:: WHAT TO WORK ON ::
Copy out the listing that follows exactly, dropping every picture.
++++++++++
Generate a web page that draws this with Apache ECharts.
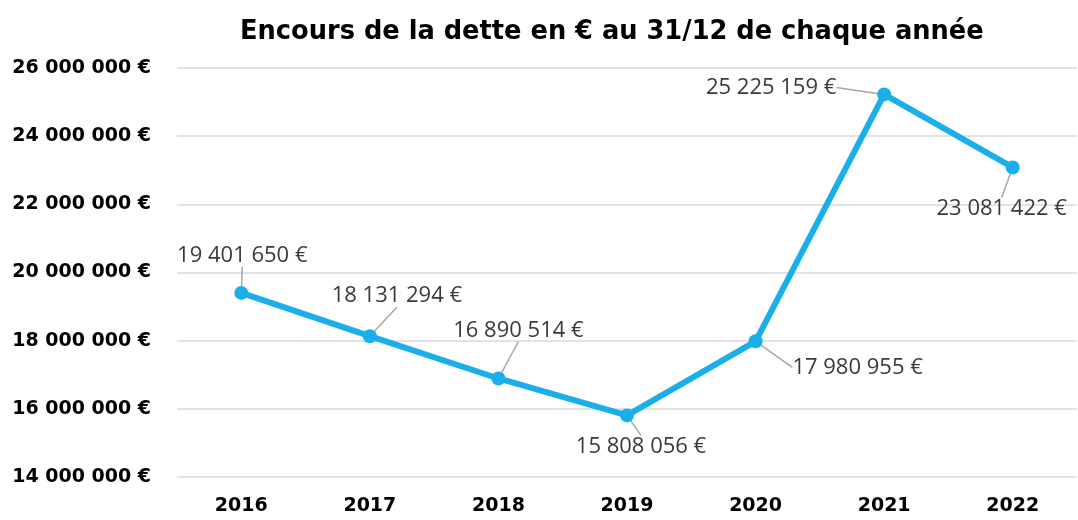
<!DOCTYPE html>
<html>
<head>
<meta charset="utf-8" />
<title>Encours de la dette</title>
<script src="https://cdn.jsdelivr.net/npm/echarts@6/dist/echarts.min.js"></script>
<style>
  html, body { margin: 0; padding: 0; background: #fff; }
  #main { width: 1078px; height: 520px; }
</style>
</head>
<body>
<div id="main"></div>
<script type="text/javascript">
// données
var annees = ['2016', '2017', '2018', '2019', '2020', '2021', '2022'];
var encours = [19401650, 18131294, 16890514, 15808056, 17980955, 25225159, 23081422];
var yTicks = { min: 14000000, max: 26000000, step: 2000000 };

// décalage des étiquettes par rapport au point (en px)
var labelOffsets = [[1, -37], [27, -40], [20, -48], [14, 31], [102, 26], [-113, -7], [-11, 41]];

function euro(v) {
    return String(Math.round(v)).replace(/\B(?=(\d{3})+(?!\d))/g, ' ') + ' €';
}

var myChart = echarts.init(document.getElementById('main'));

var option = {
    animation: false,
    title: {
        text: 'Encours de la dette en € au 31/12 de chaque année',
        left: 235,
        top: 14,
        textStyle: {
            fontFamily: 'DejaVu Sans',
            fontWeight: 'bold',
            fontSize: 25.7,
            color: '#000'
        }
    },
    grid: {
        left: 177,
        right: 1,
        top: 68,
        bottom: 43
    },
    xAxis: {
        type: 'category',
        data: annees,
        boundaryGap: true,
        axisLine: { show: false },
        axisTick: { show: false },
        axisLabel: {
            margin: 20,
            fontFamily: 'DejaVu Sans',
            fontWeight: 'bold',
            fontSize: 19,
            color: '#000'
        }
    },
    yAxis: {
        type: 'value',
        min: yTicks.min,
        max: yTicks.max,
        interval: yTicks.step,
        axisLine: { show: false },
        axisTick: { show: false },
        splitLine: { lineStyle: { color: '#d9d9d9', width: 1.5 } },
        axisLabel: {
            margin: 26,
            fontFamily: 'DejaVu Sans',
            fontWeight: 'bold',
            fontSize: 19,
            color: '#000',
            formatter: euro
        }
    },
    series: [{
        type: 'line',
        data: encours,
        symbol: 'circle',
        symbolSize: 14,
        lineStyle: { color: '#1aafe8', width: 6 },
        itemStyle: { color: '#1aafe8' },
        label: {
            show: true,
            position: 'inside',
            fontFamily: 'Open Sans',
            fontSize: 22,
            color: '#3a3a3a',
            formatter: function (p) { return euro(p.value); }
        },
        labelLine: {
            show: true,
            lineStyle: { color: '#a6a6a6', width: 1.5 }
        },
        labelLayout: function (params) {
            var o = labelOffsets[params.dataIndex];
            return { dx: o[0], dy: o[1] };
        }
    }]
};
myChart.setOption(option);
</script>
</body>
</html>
++++++++++
:: TASK ANSWER ::
Generate a web page that draws this with Apache ECharts.
<!DOCTYPE html>
<html>
<head>
<meta charset="utf-8" />
<title>Encours de la dette</title>
<script src="https://cdn.jsdelivr.net/npm/echarts@6/dist/echarts.min.js"></script>
<style>
  html, body { margin: 0; padding: 0; background: #fff; }
  #main { width: 1078px; height: 520px; }
</style>
</head>
<body>
<div id="main"></div>
<script type="text/javascript">
// données
var annees = ['2016', '2017', '2018', '2019', '2020', '2021', '2022'];
var encours = [19401650, 18131294, 16890514, 15808056, 17980955, 25225159, 23081422];
var yTicks = { min: 14000000, max: 26000000, step: 2000000 };

// décalage des étiquettes par rapport au point (en px)
var labelOffsets = [[1, -37], [27, -40], [20, -48], [14, 31], [102, 26], [-113, -7], [-11, 41]];

function euro(v) {
    return String(Math.round(v)).replace(/\B(?=(\d{3})+(?!\d))/g, ' ') + ' €';
}

var myChart = echarts.init(document.getElementById('main'));

var option = {
    animation: false,
    title: {
        text: 'Encours de la dette en € au 31/12 de chaque année',
        left: 235,
        top: 14,
        textStyle: {
            fontFamily: 'DejaVu Sans',
            fontWeight: 'bold',
            fontSize: 25.7,
            color: '#000'
        }
    },
    grid: {
        left: 177,
        right: 1,
        top: 68,
        bottom: 43
    },
    xAxis: {
        type: 'category',
        data: annees,
        boundaryGap: true,
        axisLine: { show: false },
        axisTick: { show: false },
        axisLabel: {
            margin: 20,
            fontFamily: 'DejaVu Sans',
            fontWeight: 'bold',
            fontSize: 19,
            color: '#000'
        }
    },
    yAxis: {
        type: 'value',
        min: yTicks.min,
        max: yTicks.max,
        interval: yTicks.step,
        axisLine: { show: false },
        axisTick: { show: false },
        splitLine: { lineStyle: { color: '#d9d9d9', width: 1.5 } },
        axisLabel: {
            margin: 26,
            fontFamily: 'DejaVu Sans',
            fontWeight: 'bold',
            fontSize: 19,
            color: '#000',
            formatter: euro
        }
    },
    series: [{
        type: 'line',
        data: encours,
        symbol: 'circle',
        symbolSize: 14,
        lineStyle: { color: '#1aafe8', width: 6 },
        itemStyle: { color: '#1aafe8' },
        label: {
            show: true,
            position: 'inside',
            fontFamily: 'Open Sans',
            fontSize: 22,
            color: '#3a3a3a',
            formatter: function (p) { return euro(p.value); }
        },
        labelLine: {
            show: true,
            lineStyle: { color: '#a6a6a6', width: 1.5 }
        },
        labelLayout: function (params) {
            var o = labelOffsets[params.dataIndex];
            return { dx: o[0], dy: o[1] };
        }
    }]
};
myChart.setOption(option);
</script>
</body>
</html>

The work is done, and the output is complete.